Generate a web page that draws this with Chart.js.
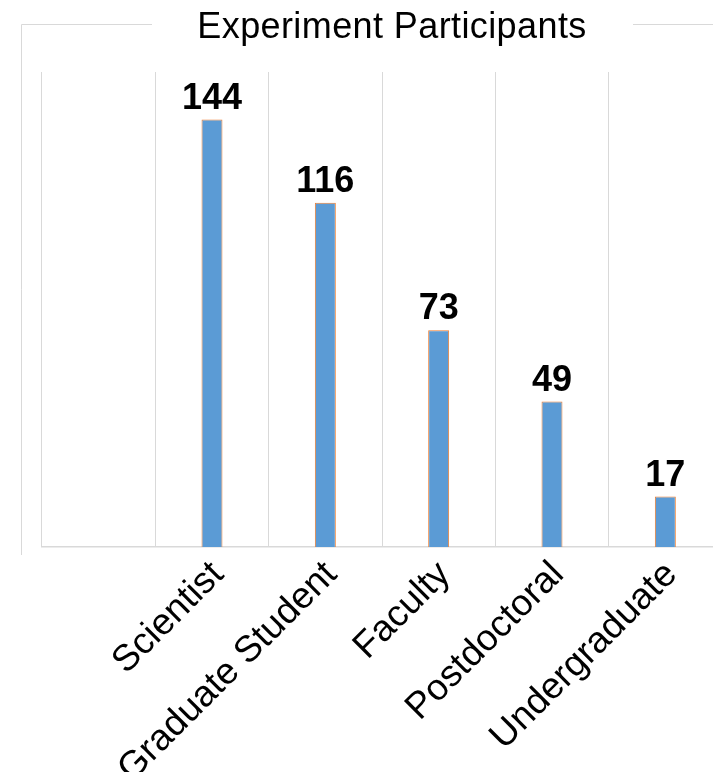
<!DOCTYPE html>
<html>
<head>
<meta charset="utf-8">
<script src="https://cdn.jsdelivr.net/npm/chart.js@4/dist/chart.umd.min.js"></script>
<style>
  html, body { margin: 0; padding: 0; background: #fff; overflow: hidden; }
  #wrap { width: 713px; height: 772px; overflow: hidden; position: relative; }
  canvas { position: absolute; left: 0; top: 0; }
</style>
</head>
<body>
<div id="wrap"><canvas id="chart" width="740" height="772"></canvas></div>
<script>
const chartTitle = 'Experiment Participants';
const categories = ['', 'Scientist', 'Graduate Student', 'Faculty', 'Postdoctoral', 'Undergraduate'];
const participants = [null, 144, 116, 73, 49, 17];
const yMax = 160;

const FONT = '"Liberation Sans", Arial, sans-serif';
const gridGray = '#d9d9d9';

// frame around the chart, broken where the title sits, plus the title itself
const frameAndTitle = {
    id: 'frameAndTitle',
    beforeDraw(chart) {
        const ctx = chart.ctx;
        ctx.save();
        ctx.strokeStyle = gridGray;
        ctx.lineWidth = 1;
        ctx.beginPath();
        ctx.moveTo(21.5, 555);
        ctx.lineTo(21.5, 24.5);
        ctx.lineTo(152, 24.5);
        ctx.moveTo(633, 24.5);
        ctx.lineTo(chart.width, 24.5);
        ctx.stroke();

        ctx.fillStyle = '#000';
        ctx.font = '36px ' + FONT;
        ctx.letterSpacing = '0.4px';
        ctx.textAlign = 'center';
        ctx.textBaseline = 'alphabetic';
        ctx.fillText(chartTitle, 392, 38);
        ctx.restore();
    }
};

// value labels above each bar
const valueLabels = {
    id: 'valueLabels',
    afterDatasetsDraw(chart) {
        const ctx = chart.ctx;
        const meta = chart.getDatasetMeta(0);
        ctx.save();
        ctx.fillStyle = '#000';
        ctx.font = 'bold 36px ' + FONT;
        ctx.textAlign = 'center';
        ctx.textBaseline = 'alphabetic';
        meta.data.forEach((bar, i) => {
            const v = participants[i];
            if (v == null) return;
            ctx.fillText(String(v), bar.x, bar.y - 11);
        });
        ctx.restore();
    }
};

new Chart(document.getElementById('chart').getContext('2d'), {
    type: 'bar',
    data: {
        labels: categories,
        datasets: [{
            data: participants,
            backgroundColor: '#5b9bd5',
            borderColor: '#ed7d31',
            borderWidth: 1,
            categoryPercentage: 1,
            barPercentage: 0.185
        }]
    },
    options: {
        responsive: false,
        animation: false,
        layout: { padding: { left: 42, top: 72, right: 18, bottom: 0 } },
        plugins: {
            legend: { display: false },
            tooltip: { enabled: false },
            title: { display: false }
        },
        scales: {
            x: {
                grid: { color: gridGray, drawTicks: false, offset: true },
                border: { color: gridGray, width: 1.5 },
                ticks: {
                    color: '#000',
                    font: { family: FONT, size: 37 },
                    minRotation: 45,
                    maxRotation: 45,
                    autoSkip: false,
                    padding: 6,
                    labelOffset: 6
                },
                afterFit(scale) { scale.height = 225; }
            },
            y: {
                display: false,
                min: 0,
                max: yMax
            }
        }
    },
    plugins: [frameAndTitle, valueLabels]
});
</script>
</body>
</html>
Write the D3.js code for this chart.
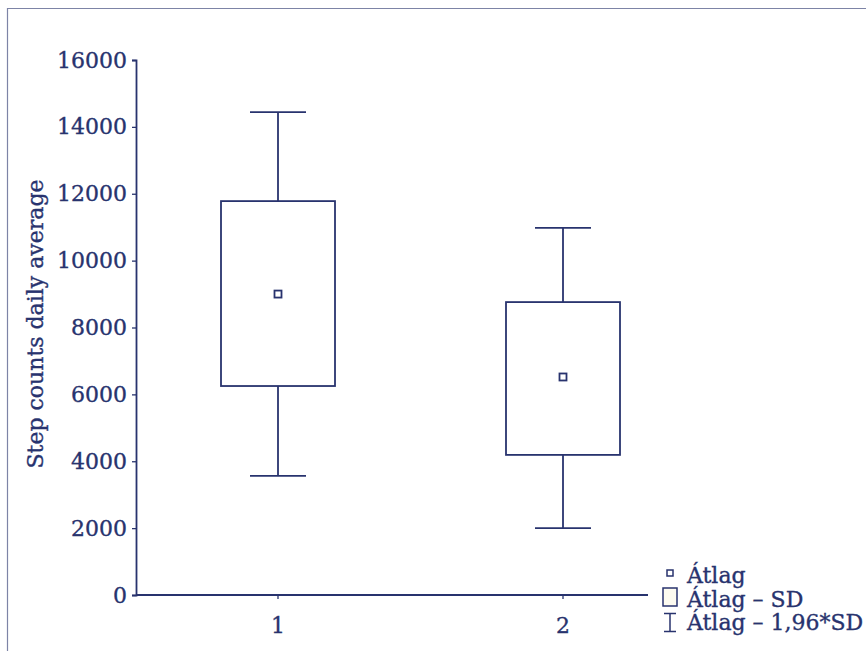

Exercise objective => Count every line of the material above that holds the string "this", then state only the total.

The solution => 2